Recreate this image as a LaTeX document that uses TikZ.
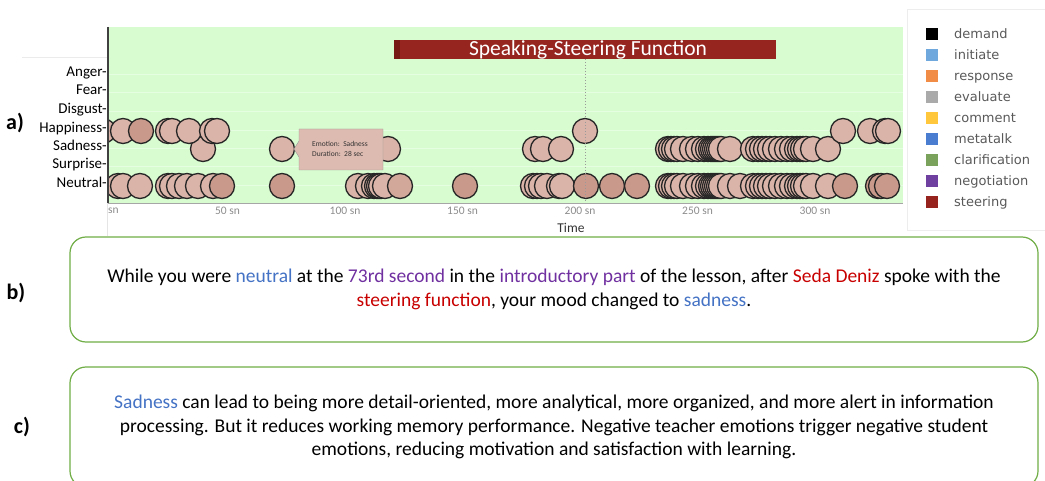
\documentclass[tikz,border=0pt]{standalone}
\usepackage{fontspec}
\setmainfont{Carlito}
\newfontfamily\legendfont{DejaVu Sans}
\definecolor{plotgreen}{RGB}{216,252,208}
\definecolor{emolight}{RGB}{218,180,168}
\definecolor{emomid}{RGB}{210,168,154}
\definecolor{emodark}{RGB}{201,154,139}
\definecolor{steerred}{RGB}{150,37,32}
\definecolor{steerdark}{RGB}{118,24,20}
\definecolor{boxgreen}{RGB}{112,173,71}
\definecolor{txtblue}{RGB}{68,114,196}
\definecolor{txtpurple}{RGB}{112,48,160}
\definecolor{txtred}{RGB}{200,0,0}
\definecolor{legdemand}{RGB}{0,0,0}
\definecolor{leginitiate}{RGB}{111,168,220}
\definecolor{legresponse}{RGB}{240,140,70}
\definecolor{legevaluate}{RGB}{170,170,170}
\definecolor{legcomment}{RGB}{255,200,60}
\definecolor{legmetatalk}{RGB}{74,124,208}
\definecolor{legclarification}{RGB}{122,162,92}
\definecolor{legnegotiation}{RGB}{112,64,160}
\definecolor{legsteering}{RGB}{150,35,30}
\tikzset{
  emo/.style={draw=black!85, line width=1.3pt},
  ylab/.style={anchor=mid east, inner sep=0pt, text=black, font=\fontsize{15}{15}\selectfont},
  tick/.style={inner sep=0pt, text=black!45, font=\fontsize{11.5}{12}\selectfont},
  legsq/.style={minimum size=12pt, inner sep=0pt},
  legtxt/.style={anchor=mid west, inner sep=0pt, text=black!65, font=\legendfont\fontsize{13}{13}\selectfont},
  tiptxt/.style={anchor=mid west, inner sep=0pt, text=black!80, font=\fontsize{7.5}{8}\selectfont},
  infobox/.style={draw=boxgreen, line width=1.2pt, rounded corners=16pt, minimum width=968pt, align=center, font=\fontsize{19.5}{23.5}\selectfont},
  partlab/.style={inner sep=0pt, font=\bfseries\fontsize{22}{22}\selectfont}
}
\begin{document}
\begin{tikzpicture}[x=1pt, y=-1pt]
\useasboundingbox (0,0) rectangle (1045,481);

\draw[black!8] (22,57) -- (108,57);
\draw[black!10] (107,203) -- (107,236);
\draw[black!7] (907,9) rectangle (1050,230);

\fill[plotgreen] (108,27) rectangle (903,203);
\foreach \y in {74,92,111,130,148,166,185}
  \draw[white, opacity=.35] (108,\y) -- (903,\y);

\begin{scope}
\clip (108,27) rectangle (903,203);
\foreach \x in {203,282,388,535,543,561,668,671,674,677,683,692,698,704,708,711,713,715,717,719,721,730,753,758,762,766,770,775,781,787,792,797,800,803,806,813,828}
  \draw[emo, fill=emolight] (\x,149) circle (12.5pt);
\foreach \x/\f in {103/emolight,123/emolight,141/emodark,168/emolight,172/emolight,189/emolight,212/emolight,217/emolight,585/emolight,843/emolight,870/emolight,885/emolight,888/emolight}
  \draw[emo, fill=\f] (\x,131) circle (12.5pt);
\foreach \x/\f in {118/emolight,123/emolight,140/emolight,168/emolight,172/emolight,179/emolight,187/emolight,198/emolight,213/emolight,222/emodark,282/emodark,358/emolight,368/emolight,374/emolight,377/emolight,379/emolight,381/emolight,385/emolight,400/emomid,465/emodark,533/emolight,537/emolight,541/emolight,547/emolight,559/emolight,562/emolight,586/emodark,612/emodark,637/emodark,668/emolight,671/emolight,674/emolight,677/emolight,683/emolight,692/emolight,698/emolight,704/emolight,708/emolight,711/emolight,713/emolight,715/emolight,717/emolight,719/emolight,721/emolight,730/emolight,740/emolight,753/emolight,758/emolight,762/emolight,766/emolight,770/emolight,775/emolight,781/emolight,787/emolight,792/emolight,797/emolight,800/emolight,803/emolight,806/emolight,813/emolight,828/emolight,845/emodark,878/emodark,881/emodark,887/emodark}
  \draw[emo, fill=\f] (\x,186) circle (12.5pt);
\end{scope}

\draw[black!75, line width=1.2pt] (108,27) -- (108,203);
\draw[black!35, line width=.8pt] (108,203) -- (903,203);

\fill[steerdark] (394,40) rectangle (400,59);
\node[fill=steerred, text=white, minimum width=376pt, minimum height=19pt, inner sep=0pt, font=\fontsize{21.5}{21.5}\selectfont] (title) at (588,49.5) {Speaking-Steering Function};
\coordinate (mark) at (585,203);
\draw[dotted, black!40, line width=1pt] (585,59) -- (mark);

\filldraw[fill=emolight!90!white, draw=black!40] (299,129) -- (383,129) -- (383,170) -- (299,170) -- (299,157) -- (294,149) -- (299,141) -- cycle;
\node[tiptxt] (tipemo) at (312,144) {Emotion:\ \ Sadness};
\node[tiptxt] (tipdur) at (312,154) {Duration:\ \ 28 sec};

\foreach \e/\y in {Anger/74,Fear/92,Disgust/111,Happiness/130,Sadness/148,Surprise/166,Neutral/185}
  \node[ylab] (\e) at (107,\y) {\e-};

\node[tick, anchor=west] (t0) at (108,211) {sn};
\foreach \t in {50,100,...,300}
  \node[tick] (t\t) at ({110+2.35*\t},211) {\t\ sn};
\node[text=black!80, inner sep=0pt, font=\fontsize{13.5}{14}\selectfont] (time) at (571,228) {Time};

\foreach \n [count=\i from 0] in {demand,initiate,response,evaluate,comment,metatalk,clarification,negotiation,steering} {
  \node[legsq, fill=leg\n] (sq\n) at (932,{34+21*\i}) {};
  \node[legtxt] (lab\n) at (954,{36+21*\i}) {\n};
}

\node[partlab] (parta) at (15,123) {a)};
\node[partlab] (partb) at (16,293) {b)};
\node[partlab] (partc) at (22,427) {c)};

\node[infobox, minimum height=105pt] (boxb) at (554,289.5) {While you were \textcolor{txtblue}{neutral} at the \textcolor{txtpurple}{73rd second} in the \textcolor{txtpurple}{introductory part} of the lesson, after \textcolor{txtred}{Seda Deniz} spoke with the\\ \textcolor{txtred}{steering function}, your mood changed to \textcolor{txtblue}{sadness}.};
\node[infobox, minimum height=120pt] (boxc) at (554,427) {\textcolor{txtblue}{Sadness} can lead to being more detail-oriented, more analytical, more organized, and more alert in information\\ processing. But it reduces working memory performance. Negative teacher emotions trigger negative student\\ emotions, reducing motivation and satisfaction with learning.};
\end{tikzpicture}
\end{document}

=== Brief ===
Transcribe the full listing above exactly, with the images removed.

=== Solution to this problem ===
Recreate this image as a LaTeX document that uses TikZ.
\documentclass[tikz,border=0pt]{standalone}
\usepackage{fontspec}
\setmainfont{Carlito}
\newfontfamily\legendfont{DejaVu Sans}
\definecolor{plotgreen}{RGB}{216,252,208}
\definecolor{emolight}{RGB}{218,180,168}
\definecolor{emomid}{RGB}{210,168,154}
\definecolor{emodark}{RGB}{201,154,139}
\definecolor{steerred}{RGB}{150,37,32}
\definecolor{steerdark}{RGB}{118,24,20}
\definecolor{boxgreen}{RGB}{112,173,71}
\definecolor{txtblue}{RGB}{68,114,196}
\definecolor{txtpurple}{RGB}{112,48,160}
\definecolor{txtred}{RGB}{200,0,0}
\definecolor{legdemand}{RGB}{0,0,0}
\definecolor{leginitiate}{RGB}{111,168,220}
\definecolor{legresponse}{RGB}{240,140,70}
\definecolor{legevaluate}{RGB}{170,170,170}
\definecolor{legcomment}{RGB}{255,200,60}
\definecolor{legmetatalk}{RGB}{74,124,208}
\definecolor{legclarification}{RGB}{122,162,92}
\definecolor{legnegotiation}{RGB}{112,64,160}
\definecolor{legsteering}{RGB}{150,35,30}
\tikzset{
  emo/.style={draw=black!85, line width=1.3pt},
  ylab/.style={anchor=mid east, inner sep=0pt, text=black, font=\fontsize{15}{15}\selectfont},
  tick/.style={inner sep=0pt, text=black!45, font=\fontsize{11.5}{12}\selectfont},
  legsq/.style={minimum size=12pt, inner sep=0pt},
  legtxt/.style={anchor=mid west, inner sep=0pt, text=black!65, font=\legendfont\fontsize{13}{13}\selectfont},
  tiptxt/.style={anchor=mid west, inner sep=0pt, text=black!80, font=\fontsize{7.5}{8}\selectfont},
  infobox/.style={draw=boxgreen, line width=1.2pt, rounded corners=16pt, minimum width=968pt, align=center, font=\fontsize{19.5}{23.5}\selectfont},
  partlab/.style={inner sep=0pt, font=\bfseries\fontsize{22}{22}\selectfont}
}
\begin{document}
\begin{tikzpicture}[x=1pt, y=-1pt]
\useasboundingbox (0,0) rectangle (1045,481);

\draw[black!8] (22,57) -- (108,57);
\draw[black!10] (107,203) -- (107,236);
\draw[black!7] (907,9) rectangle (1050,230);

\fill[plotgreen] (108,27) rectangle (903,203);
\foreach \y in {74,92,111,130,148,166,185}
  \draw[white, opacity=.35] (108,\y) -- (903,\y);

\begin{scope}
\clip (108,27) rectangle (903,203);
\foreach \x in {203,282,388,535,543,561,668,671,674,677,683,692,698,704,708,711,713,715,717,719,721,730,753,758,762,766,770,775,781,787,792,797,800,803,806,813,828}
  \draw[emo, fill=emolight] (\x,149) circle (12.5pt);
\foreach \x/\f in {103/emolight,123/emolight,141/emodark,168/emolight,172/emolight,189/emolight,212/emolight,217/emolight,585/emolight,843/emolight,870/emolight,885/emolight,888/emolight}
  \draw[emo, fill=\f] (\x,131) circle (12.5pt);
\foreach \x/\f in {118/emolight,123/emolight,140/emolight,168/emolight,172/emolight,179/emolight,187/emolight,198/emolight,213/emolight,222/emodark,282/emodark,358/emolight,368/emolight,374/emolight,377/emolight,379/emolight,381/emolight,385/emolight,400/emomid,465/emodark,533/emolight,537/emolight,541/emolight,547/emolight,559/emolight,562/emolight,586/emodark,612/emodark,637/emodark,668/emolight,671/emolight,674/emolight,677/emolight,683/emolight,692/emolight,698/emolight,704/emolight,708/emolight,711/emolight,713/emolight,715/emolight,717/emolight,719/emolight,721/emolight,730/emolight,740/emolight,753/emolight,758/emolight,762/emolight,766/emolight,770/emolight,775/emolight,781/emolight,787/emolight,792/emolight,797/emolight,800/emolight,803/emolight,806/emolight,813/emolight,828/emolight,845/emodark,878/emodark,881/emodark,887/emodark}
  \draw[emo, fill=\f] (\x,186) circle (12.5pt);
\end{scope}

\draw[black!75, line width=1.2pt] (108,27) -- (108,203);
\draw[black!35, line width=.8pt] (108,203) -- (903,203);

\fill[steerdark] (394,40) rectangle (400,59);
\node[fill=steerred, text=white, minimum width=376pt, minimum height=19pt, inner sep=0pt, font=\fontsize{21.5}{21.5}\selectfont] (title) at (588,49.5) {Speaking-Steering Function};
\coordinate (mark) at (585,203);
\draw[dotted, black!40, line width=1pt] (585,59) -- (mark);

\filldraw[fill=emolight!90!white, draw=black!40] (299,129) -- (383,129) -- (383,170) -- (299,170) -- (299,157) -- (294,149) -- (299,141) -- cycle;
\node[tiptxt] (tipemo) at (312,144) {Emotion:\ \ Sadness};
\node[tiptxt] (tipdur) at (312,154) {Duration:\ \ 28 sec};

\foreach \e/\y in {Anger/74,Fear/92,Disgust/111,Happiness/130,Sadness/148,Surprise/166,Neutral/185}
  \node[ylab] (\e) at (107,\y) {\e-};

\node[tick, anchor=west] (t0) at (108,211) {sn};
\foreach \t in {50,100,...,300}
  \node[tick] (t\t) at ({110+2.35*\t},211) {\t\ sn};
\node[text=black!80, inner sep=0pt, font=\fontsize{13.5}{14}\selectfont] (time) at (571,228) {Time};

\foreach \n [count=\i from 0] in {demand,initiate,response,evaluate,comment,metatalk,clarification,negotiation,steering} {
  \node[legsq, fill=leg\n] (sq\n) at (932,{34+21*\i}) {};
  \node[legtxt] (lab\n) at (954,{36+21*\i}) {\n};
}

\node[partlab] (parta) at (15,123) {a)};
\node[partlab] (partb) at (16,293) {b)};
\node[partlab] (partc) at (22,427) {c)};

\node[infobox, minimum height=105pt] (boxb) at (554,289.5) {While you were \textcolor{txtblue}{neutral} at the \textcolor{txtpurple}{73rd second} in the \textcolor{txtpurple}{introductory part} of the lesson, after \textcolor{txtred}{Seda Deniz} spoke with the\\ \textcolor{txtred}{steering function}, your mood changed to \textcolor{txtblue}{sadness}.};
\node[infobox, minimum height=120pt] (boxc) at (554,427) {\textcolor{txtblue}{Sadness} can lead to being more detail-oriented, more analytical, more organized, and more alert in information\\ processing. But it reduces working memory performance. Negative teacher emotions trigger negative student\\ emotions, reducing motivation and satisfaction with learning.};
\end{tikzpicture}
\end{document}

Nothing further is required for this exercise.